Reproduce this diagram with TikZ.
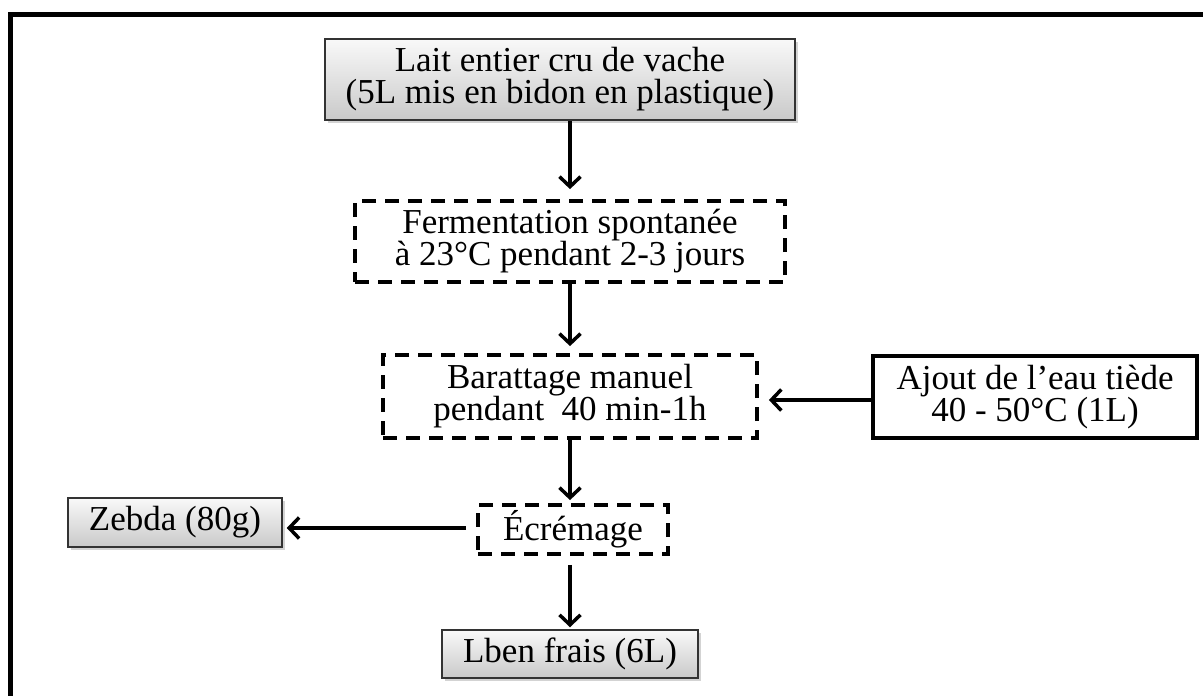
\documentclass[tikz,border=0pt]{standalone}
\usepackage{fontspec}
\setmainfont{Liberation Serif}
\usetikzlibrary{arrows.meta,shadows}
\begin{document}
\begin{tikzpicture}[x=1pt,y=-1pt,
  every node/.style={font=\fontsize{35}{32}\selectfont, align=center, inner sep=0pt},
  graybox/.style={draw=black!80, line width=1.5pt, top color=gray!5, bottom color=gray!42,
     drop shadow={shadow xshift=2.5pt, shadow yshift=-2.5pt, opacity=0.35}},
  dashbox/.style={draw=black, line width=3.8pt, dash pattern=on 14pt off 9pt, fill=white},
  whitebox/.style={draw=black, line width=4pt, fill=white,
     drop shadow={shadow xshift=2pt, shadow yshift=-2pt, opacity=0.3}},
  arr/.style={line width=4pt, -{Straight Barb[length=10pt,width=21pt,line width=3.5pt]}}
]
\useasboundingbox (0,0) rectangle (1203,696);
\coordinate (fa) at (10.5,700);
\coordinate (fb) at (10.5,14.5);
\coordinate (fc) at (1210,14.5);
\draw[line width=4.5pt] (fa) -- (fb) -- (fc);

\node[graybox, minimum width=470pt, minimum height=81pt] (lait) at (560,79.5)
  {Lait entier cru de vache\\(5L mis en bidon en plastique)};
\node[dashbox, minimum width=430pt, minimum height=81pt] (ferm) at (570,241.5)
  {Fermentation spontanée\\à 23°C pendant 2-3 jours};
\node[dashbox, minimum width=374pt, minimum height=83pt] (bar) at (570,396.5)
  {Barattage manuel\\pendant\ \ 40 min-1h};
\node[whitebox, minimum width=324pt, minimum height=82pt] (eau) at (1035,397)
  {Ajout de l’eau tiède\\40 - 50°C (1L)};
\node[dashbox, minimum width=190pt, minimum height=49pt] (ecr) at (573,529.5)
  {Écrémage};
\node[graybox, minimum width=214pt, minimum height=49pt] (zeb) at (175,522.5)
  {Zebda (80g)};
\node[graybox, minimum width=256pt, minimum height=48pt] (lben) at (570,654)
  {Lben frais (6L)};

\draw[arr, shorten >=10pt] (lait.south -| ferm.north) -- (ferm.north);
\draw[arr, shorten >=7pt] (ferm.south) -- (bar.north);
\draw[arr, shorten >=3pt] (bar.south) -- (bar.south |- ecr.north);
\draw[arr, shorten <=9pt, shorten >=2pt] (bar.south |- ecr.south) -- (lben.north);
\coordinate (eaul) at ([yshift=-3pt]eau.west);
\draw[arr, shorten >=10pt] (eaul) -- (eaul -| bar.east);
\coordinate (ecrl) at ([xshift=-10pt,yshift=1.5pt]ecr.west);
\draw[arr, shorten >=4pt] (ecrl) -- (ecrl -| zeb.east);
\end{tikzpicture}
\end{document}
*****
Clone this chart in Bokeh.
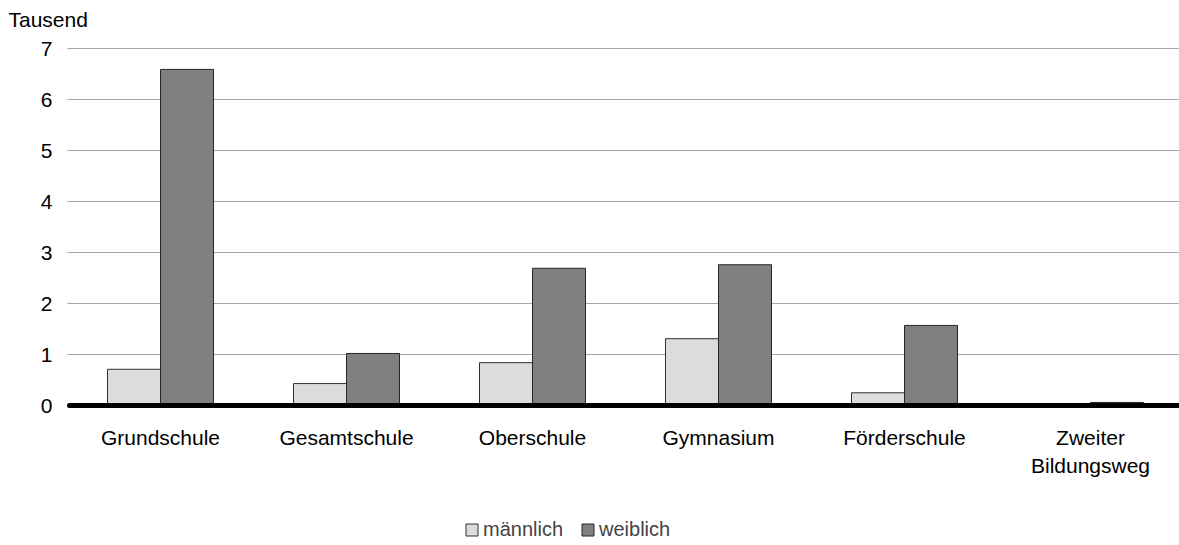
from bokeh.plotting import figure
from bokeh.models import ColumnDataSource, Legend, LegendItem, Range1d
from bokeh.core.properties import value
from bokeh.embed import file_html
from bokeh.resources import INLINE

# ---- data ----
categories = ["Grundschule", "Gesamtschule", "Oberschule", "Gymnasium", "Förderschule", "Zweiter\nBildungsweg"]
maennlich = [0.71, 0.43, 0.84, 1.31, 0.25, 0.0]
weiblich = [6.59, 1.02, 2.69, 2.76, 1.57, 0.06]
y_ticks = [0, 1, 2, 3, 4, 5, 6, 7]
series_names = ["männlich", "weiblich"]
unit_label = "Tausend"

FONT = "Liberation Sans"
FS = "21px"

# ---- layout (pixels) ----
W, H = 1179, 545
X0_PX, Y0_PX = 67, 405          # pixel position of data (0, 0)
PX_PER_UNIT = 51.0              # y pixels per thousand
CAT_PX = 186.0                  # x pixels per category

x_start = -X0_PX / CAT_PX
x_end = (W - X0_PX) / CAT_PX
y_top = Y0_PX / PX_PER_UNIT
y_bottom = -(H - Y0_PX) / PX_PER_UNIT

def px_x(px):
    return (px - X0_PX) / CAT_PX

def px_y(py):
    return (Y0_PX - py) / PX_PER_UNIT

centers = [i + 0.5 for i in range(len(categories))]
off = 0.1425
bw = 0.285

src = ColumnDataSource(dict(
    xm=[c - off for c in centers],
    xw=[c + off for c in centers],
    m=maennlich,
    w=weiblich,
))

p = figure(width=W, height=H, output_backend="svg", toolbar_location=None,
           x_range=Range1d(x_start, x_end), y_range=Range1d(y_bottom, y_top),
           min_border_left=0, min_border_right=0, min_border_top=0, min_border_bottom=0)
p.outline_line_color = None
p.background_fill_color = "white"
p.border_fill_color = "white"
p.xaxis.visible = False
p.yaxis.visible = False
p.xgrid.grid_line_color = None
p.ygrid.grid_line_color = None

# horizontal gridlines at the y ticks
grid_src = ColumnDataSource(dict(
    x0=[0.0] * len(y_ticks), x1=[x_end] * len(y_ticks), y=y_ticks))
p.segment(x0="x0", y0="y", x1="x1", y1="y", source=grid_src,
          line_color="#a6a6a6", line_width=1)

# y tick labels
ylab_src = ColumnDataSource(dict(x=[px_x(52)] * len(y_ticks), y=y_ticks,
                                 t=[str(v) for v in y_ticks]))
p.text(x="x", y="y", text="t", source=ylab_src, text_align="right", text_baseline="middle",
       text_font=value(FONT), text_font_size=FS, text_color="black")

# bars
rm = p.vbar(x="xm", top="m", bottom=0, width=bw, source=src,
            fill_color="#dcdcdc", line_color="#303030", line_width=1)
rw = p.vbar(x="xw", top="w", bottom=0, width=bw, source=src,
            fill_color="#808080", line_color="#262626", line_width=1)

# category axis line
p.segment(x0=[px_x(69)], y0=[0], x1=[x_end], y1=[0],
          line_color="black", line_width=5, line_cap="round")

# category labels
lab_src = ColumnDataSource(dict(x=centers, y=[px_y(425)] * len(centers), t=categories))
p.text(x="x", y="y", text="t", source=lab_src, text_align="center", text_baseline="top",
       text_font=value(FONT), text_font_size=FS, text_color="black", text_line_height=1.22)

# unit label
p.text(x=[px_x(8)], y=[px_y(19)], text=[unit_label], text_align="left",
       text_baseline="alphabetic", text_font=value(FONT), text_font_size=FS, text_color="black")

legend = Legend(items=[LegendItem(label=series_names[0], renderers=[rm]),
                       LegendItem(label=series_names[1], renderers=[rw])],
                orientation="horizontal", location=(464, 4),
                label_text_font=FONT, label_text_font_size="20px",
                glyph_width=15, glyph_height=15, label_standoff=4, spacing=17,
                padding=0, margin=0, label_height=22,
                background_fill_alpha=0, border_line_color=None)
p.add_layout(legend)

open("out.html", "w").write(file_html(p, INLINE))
*****
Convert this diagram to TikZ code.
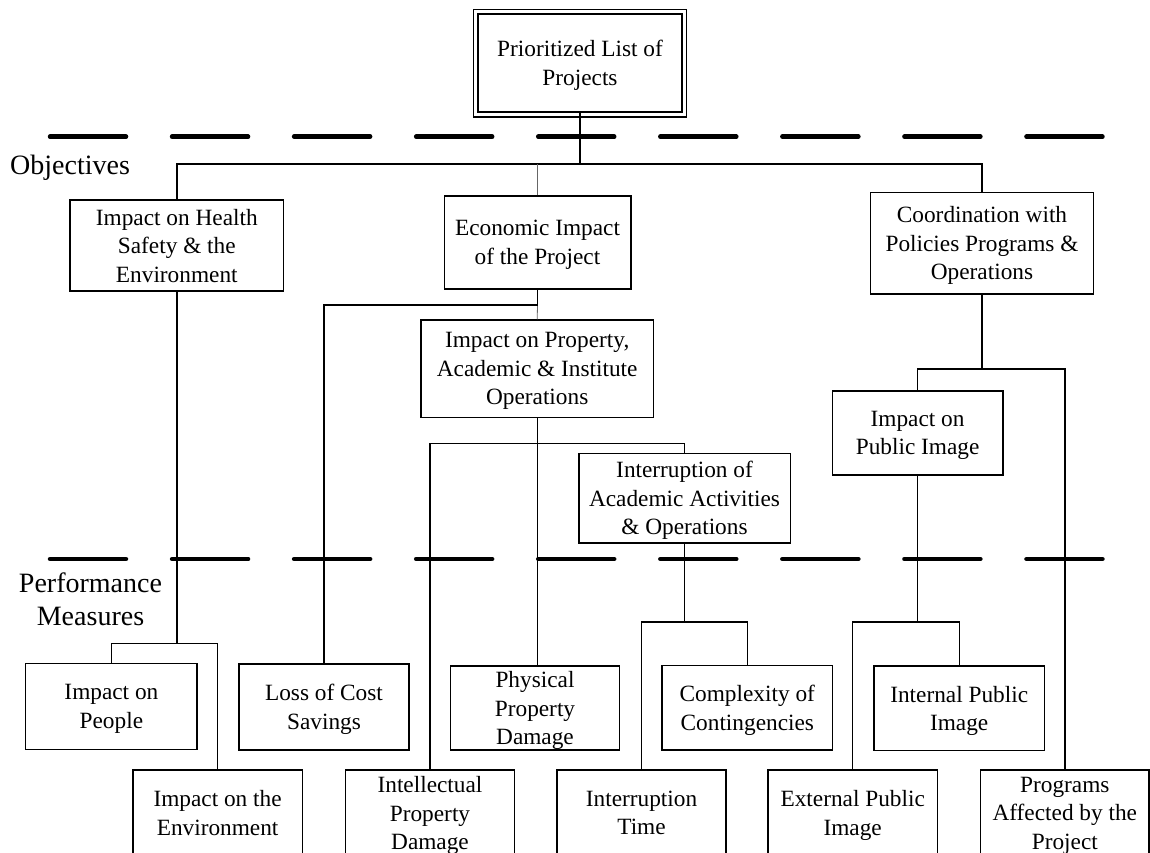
*****
From the line containing "Reproduce this diagram with TikZ." to the line containing "(fa) -- (fb) -- (fc);", both lines included, give the text again exactly, without any pictures.

Correct answer
Reproduce this diagram with TikZ.
\documentclass[tikz,border=0pt]{standalone}
\usepackage{fontspec}
\setmainfont{Liberation Serif}
\usetikzlibrary{arrows.meta,shadows}
\begin{document}
\begin{tikzpicture}[x=1pt,y=-1pt,
  every node/.style={font=\fontsize{35}{32}\selectfont, align=center, inner sep=0pt},
  graybox/.style={draw=black!80, line width=1.5pt, top color=gray!5, bottom color=gray!42,
     drop shadow={shadow xshift=2.5pt, shadow yshift=-2.5pt, opacity=0.35}},
  dashbox/.style={draw=black, line width=3.8pt, dash pattern=on 14pt off 9pt, fill=white},
  whitebox/.style={draw=black, line width=4pt, fill=white,
     drop shadow={shadow xshift=2pt, shadow yshift=-2pt, opacity=0.3}},
  arr/.style={line width=4pt, -{Straight Barb[length=10pt,width=21pt,line width=3.5pt]}}
]
\useasboundingbox (0,0) rectangle (1203,696);
\coordinate (fa) at (10.5,700);
\coordinate (fb) at (10.5,14.5);
\coordinate (fc) at (1210,14.5);
\draw[line width=4.5pt] (fa) -- (fb) -- (fc);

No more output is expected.